--- DATA PROVIDED ---

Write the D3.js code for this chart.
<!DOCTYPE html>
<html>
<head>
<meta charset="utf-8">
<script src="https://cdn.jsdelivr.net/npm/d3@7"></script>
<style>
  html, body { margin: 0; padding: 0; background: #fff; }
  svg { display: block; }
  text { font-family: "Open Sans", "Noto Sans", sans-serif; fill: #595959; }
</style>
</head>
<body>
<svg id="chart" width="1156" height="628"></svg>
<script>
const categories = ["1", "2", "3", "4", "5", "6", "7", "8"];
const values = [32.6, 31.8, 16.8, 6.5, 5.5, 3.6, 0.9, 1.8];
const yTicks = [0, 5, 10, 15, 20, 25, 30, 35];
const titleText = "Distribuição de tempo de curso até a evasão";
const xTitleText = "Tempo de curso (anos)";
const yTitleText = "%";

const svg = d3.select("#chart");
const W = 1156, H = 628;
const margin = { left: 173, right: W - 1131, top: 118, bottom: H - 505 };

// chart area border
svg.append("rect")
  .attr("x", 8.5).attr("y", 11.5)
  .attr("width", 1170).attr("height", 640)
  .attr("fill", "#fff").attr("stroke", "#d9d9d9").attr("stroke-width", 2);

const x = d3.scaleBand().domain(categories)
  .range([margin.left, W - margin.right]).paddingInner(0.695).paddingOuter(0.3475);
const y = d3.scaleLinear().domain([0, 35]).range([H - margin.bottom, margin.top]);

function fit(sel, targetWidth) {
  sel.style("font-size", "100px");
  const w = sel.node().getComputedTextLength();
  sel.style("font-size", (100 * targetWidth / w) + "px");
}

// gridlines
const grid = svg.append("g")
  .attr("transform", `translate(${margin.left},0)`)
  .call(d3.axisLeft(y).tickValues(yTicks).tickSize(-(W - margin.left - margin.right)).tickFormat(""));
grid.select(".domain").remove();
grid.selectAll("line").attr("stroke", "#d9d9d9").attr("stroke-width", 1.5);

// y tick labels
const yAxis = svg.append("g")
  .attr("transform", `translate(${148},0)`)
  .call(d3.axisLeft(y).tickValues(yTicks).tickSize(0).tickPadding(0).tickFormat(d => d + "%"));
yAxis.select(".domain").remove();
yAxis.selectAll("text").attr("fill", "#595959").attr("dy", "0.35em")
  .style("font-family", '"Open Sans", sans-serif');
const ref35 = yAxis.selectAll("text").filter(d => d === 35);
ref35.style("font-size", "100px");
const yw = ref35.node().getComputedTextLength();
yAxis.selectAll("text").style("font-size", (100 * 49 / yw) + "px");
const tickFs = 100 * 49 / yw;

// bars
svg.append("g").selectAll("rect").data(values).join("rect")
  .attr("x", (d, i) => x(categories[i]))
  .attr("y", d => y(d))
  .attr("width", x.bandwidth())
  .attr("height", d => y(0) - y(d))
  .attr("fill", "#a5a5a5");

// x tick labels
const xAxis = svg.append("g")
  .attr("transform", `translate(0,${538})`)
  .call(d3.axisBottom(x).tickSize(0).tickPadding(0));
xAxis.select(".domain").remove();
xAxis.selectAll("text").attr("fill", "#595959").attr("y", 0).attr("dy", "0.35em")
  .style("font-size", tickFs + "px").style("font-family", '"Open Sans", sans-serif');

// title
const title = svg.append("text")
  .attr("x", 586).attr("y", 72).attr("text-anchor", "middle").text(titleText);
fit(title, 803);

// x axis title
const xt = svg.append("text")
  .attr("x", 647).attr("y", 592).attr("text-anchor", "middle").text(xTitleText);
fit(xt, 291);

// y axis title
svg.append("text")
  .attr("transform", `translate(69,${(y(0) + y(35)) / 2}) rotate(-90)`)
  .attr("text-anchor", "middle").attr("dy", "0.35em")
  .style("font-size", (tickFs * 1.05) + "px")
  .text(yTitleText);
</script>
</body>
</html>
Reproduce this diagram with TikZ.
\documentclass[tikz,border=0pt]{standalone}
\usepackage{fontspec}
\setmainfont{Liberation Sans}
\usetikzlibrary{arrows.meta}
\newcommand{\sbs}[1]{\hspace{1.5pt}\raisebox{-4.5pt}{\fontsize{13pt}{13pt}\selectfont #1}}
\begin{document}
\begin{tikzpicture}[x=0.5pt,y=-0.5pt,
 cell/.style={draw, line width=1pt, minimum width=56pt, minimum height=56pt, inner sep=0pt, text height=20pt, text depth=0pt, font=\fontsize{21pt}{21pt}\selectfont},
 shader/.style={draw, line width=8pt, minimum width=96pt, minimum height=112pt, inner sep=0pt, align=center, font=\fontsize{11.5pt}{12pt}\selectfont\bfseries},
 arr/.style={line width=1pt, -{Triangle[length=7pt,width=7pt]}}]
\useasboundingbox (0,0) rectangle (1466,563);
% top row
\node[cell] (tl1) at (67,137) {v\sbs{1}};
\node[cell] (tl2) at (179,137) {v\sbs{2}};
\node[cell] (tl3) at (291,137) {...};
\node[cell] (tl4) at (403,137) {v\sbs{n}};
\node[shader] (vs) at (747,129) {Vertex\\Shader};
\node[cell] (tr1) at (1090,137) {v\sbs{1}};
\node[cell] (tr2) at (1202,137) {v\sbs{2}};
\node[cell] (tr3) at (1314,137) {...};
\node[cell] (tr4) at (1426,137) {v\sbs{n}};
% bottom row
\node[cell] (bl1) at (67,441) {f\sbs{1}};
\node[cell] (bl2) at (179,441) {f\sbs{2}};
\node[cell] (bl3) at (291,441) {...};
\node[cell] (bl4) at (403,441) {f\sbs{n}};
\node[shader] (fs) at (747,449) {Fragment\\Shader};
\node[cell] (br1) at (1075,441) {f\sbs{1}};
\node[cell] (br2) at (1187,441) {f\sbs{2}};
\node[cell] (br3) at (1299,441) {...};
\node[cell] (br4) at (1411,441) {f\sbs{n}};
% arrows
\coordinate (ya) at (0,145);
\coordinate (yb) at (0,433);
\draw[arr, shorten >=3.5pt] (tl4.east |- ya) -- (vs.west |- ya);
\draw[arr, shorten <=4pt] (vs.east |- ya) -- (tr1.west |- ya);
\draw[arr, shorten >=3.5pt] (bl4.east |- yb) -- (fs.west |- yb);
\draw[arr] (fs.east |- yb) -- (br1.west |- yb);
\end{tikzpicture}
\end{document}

---

WHAT YOU WILL DO: Repeat the lines above exactly.

TASK SOLUTION:
Write the D3.js code for this chart.
<!DOCTYPE html>
<html>
<head>
<meta charset="utf-8">
<script src="https://cdn.jsdelivr.net/npm/d3@7"></script>
<style>
  html, body { margin: 0; padding: 0; background: #fff; }
  svg { display: block; }
  text { font-family: "Open Sans", "Noto Sans", sans-serif; fill: #595959; }
</style>
</head>
<body>
<svg id="chart" width="1156" height="628"></svg>
<script>
const categories = ["1", "2", "3", "4", "5", "6", "7", "8"];
const values = [32.6, 31.8, 16.8, 6.5, 5.5, 3.6, 0.9, 1.8];
const yTicks = [0, 5, 10, 15, 20, 25, 30, 35];
const titleText = "Distribuição de tempo de curso até a evasão";
const xTitleText = "Tempo de curso (anos)";
const yTitleText = "%";

const svg = d3.select("#chart");
const W = 1156, H = 628;
const margin = { left: 173, right: W - 1131, top: 118, bottom: H - 505 };

// chart area border
svg.append("rect")
  .attr("x", 8.5).attr("y", 11.5)
  .attr("width", 1170).attr("height", 640)
  .attr("fill", "#fff").attr("stroke", "#d9d9d9").attr("stroke-width", 2);

const x = d3.scaleBand().domain(categories)
  .range([margin.left, W - margin.right]).paddingInner(0.695).paddingOuter(0.3475);
const y = d3.scaleLinear().domain([0, 35]).range([H - margin.bottom, margin.top]);

function fit(sel, targetWidth) {
  sel.style("font-size", "100px");
  const w = sel.node().getComputedTextLength();
  sel.style("font-size", (100 * targetWidth / w) + "px");
}

// gridlines
const grid = svg.append("g")
  .attr("transform", `translate(${margin.left},0)`)
  .call(d3.axisLeft(y).tickValues(yTicks).tickSize(-(W - margin.left - margin.right)).tickFormat(""));
grid.select(".domain").remove();
grid.selectAll("line").attr("stroke", "#d9d9d9").attr("stroke-width", 1.5);

// y tick labels
const yAxis = svg.append("g")
  .attr("transform", `translate(${148},0)`)
  .call(d3.axisLeft(y).tickValues(yTicks).tickSize(0).tickPadding(0).tickFormat(d => d + "%"));
yAxis.select(".domain").remove();
yAxis.selectAll("text").attr("fill", "#595959").attr("dy", "0.35em")
  .style("font-family", '"Open Sans", sans-serif');
const ref35 = yAxis.selectAll("text").filter(d => d === 35);
ref35.style("font-size", "100px");
const yw = ref35.node().getComputedTextLength();
yAxis.selectAll("text").style("font-size", (100 * 49 / yw) + "px");
const tickFs = 100 * 49 / yw;

// bars
svg.append("g").selectAll("rect").data(values).join("rect")
  .attr("x", (d, i) => x(categories[i]))
  .attr("y", d => y(d))
  .attr("width", x.bandwidth())
  .attr("height", d => y(0) - y(d))
  .attr("fill", "#a5a5a5");

// x tick labels
const xAxis = svg.append("g")
  .attr("transform", `translate(0,${538})`)
  .call(d3.axisBottom(x).tickSize(0).tickPadding(0));
xAxis.select(".domain").remove();
xAxis.selectAll("text").attr("fill", "#595959").attr("y", 0).attr("dy", "0.35em")
  .style("font-size", tickFs + "px").style("font-family", '"Open Sans", sans-serif');

// title
const title = svg.append("text")
  .attr("x", 586).attr("y", 72).attr("text-anchor", "middle").text(titleText);
fit(title, 803);

// x axis title
const xt = svg.append("text")
  .attr("x", 647).attr("y", 592).attr("text-anchor", "middle").text(xTitleText);
fit(xt, 291);

// y axis title
svg.append("text")
  .attr("transform", `translate(69,${(y(0) + y(35)) / 2}) rotate(-90)`)
  .attr("text-anchor", "middle").attr("dy", "0.35em")
  .style("font-size", (tickFs * 1.05) + "px")
  .text(yTitleText);
</script>
</body>
</html>
Reproduce this diagram with TikZ.
\documentclass[tikz,border=0pt]{standalone}
\usepackage{fontspec}
\setmainfont{Liberation Sans}
\usetikzlibrary{arrows.meta}
\newcommand{\sbs}[1]{\hspace{1.5pt}\raisebox{-4.5pt}{\fontsize{13pt}{13pt}\selectfont #1}}
\begin{document}
\begin{tikzpicture}[x=0.5pt,y=-0.5pt,
 cell/.style={draw, line width=1pt, minimum width=56pt, minimum height=56pt, inner sep=0pt, text height=20pt, text depth=0pt, font=\fontsize{21pt}{21pt}\selectfont},
 shader/.style={draw, line width=8pt, minimum width=96pt, minimum height=112pt, inner sep=0pt, align=center, font=\fontsize{11.5pt}{12pt}\selectfont\bfseries},
 arr/.style={line width=1pt, -{Triangle[length=7pt,width=7pt]}}]
\useasboundingbox (0,0) rectangle (1466,563);
% top row
\node[cell] (tl1) at (67,137) {v\sbs{1}};
\node[cell] (tl2) at (179,137) {v\sbs{2}};
\node[cell] (tl3) at (291,137) {...};
\node[cell] (tl4) at (403,137) {v\sbs{n}};
\node[shader] (vs) at (747,129) {Vertex\\Shader};
\node[cell] (tr1) at (1090,137) {v\sbs{1}};
\node[cell] (tr2) at (1202,137) {v\sbs{2}};
\node[cell] (tr3) at (1314,137) {...};
\node[cell] (tr4) at (1426,137) {v\sbs{n}};
% bottom row
\node[cell] (bl1) at (67,441) {f\sbs{1}};
\node[cell] (bl2) at (179,441) {f\sbs{2}};
\node[cell] (bl3) at (291,441) {...};
\node[cell] (bl4) at (403,441) {f\sbs{n}};
\node[shader] (fs) at (747,449) {Fragment\\Shader};
\node[cell] (br1) at (1075,441) {f\sbs{1}};
\node[cell] (br2) at (1187,441) {f\sbs{2}};
\node[cell] (br3) at (1299,441) {...};
\node[cell] (br4) at (1411,441) {f\sbs{n}};
% arrows
\coordinate (ya) at (0,145);
\coordinate (yb) at (0,433);
\draw[arr, shorten >=3.5pt] (tl4.east |- ya) -- (vs.west |- ya);
\draw[arr, shorten <=4pt] (vs.east |- ya) -- (tr1.west |- ya);
\draw[arr, shorten >=3.5pt] (bl4.east |- yb) -- (fs.west |- yb);
\draw[arr] (fs.east |- yb) -- (br1.west |- yb);
\end{tikzpicture}
\end{document}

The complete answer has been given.